While most of us do the weeding regularly in summer, it’s a job we often neglect in the ‘dormant season’. Gardens often get a tidy and are ‘put to bed’ for the winter. After all it’s not really the weather to get out there is it? But checking up on the beds and borders only a few weeks later will often reveal a pale green haze of tiny weed seedlings or the tufts of dandelions poking through the soil.
Why weed in late autumn and winter
It is often said that ‘one year’s seeds is seven years’ weeds’ and stopping the unwanted and prolific weeds from flowering and setting seeds is understood as good horticultural practice in the spring and summer. But there are plenty of weedy plants that are able to produce flowers and seeds in the winter too. And if it is a mild winter, things like groundsel, bitter cress and chickweed can grow almost unseen and produce at least one extra batch of seeds. It only needs one or two flowers to produce 20-60 seeds and that is enough to get the spring off to a weedy start.
Meanwhile the perennial weeds, most of which have vigorous or deep root systems, have the ability to continue rooting through the soil despite cold weather above ground. This allows clumps to increase in size and for roots to spread to new areas of the garden. Come the spring and early summer, these weeds can have become very well established without you realising. And this means more major work to get rid of them.
So autumn and winter weeding are really beneficial for reducing weed problems in the following season. But one of the biggest pluses from doing the job at this time of year is that the top growth of many cultivated plants will have died back allowing you to see what you’re doing.
How and when to weed
Timing is all important with autumn and winter weeding. Don’t attempt it after very heavy rain as the soil will be saturated and liable to becoming heavily compacted by walking on it. Equally, weeding after a frost is not advisable as it will be difficult to get the roots out of the hardened ground. And even when the frost melts, the soil is often left very sticky and can be easily smeared. Far better to leave the weeding until dull, but dry days once the soil surface has had chance to dry out a little.
The techniques for removing weeds are also likely to be different in the autumn and winter than those used in summer. Wetter soil means that hoeing is much less effective.

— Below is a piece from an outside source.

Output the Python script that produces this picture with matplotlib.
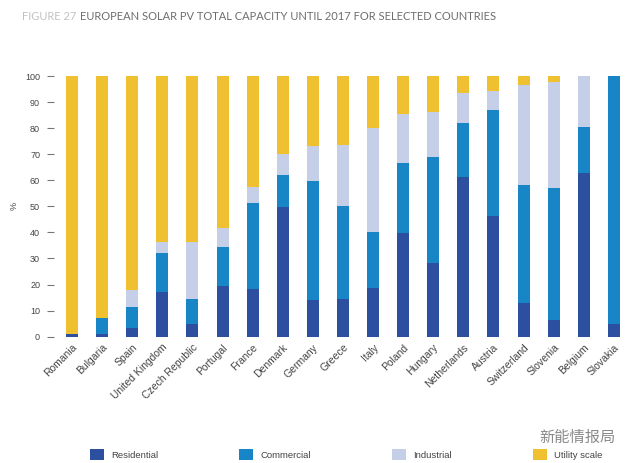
import numpy as np
import matplotlib
matplotlib.use("Agg")
import matplotlib.pyplot as plt
from matplotlib.patches import Patch

countries = ["Romania", "Bulgaria", "Spain", "United Kingdom", "Czech Republic",
             "Portugal", "France", "Denmark", "Germany", "Greece", "Italy",
             "Poland", "Hungary", "Netherlands", "Austria", "Switzerland",
             "Slovenia", "Belgium", "Slovakia"]

# shares in %
residential = [1.0, 1.0, 3.2, 17.0, 4.7, 19.4, 18.2, 49.6, 14.1, 14.3, 18.6,
               39.7, 28.1, 61.1, 46.3, 12.8, 6.4, 62.7, 4.7]
commercial = [0.0, 6.3, 8.1, 15.2, 9.6, 15.1, 33.0, 12.3, 45.7, 36.0, 21.7,
              27.1, 41.0, 20.7, 40.7, 45.4, 50.8, 17.6, 95.3]
industrial = [0.0, 0.0, 6.6, 4.2, 22.1, 7.1, 6.1, 8.3, 13.3, 23.2, 39.6,
              18.6, 17.2, 11.8, 7.4, 38.3, 40.4, 19.7, 0.0]
utility = [99.0, 92.7, 82.1, 63.6, 63.6, 58.4, 42.7, 29.8, 26.9, 26.5, 20.1,
           14.6, 13.7, 6.4, 5.6, 3.5, 2.4, 0.0, 0.0]

series = ["Residential", "Commercial", "Industrial", "Utility scale"]
colors = ["#2c509f", "#1886c6", "#c5d0e8", "#efc131"]

plt.rcParams["font.family"] = ["Liberation Sans", "DejaVu Sans"]

fig = plt.figure(figsize=(6.28, 4.63), dpi=100)
ax = fig.add_axes([54 / 628, (463 - 336.7) / 463, 574 / 628, 260.7 / 463])

x = np.arange(len(countries))
bottom = np.zeros(len(countries))
for vals, col in zip([residential, commercial, industrial, utility], colors):
    ax.bar(x, vals, width=0.4, bottom=bottom, color=col, linewidth=0)
    bottom += np.array(vals)

ax.set_xlim(-0.6, 18.47)
ax.set_ylim(0, 100)
ax.set_yticks(range(0, 101, 10))
for s in ax.spines.values():
    s.set_visible(False)
ax.tick_params(axis="y", length=5, width=0.8, color="#777777", pad=5,
               labelsize=6.5, labelcolor="#444444")
ax.tick_params(axis="x", length=0, pad=4, labelsize=7.5, labelcolor="#444444")
ax.set_xticks(x)
ax.set_xticklabels(countries, rotation=45, ha="right", rotation_mode="anchor")
ax.set_ylabel("%", fontsize=6.5, color="#444444", labelpad=5)

t1 = fig.text(22 / 628, 1 - 17 / 463, "FIGURE 27", fontsize=8, color="#c2c2c2",
              family="Lato", va="center", ha="left")
fig.canvas.draw()
bb = t1.get_window_extent()
fig.text((bb.x1 + 4) / 628, 1 - 17 / 463,
         "EUROPEAN SOLAR PV TOTAL CAPACITY UNTIL 2017 FOR SELECTED COUNTRIES",
         fontsize=8, color="#6e6e6e", family="Lato", va="center", ha="left")

handles = [Patch(facecolor=c, edgecolor="none") for c in colors]
fig.legend(handles, series, loc="center left", ncol=4, mode="expand",
           bbox_to_anchor=(90 / 628, 1 - 457 / 463, 512 / 628, 0.01),
           frameon=False, fontsize=6.8, handlelength=1.5, handleheight=1.5,
           handletextpad=0.7, borderpad=0, borderaxespad=0, labelcolor="#444444")

fig.text(616 / 628, 1 - 437 / 463, "新能情报局", fontsize=11, color="#8a8a8a",
         family=["Noto Sans CJK SC"], ha="right", va="center")

fig.savefig("out.png", dpi=100)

Not only will the hoe become clogged with mud as you use it, but the slicing action – cutting the top growth cleanly from the weed roots – will be inefficient. Hand weeding, using a hand fork will involve effort, but will also be more successful at getting to the root of the problem. And don’t obsess about every tiny weed seedling. Remember that growth will be slower and you can always come back for another weeding session in 6 weeks or so when they’ll bigger and easier to get rid of.
So the gardener’s efforts shouldn’t stop for the dormant season. A few days concentrating on evicting weeds now will save time and effort next year. And as long as you wrap up warm and do a bit at a time, winter weeding needn’t be too much of a chore. Ultimately it goes with the territory!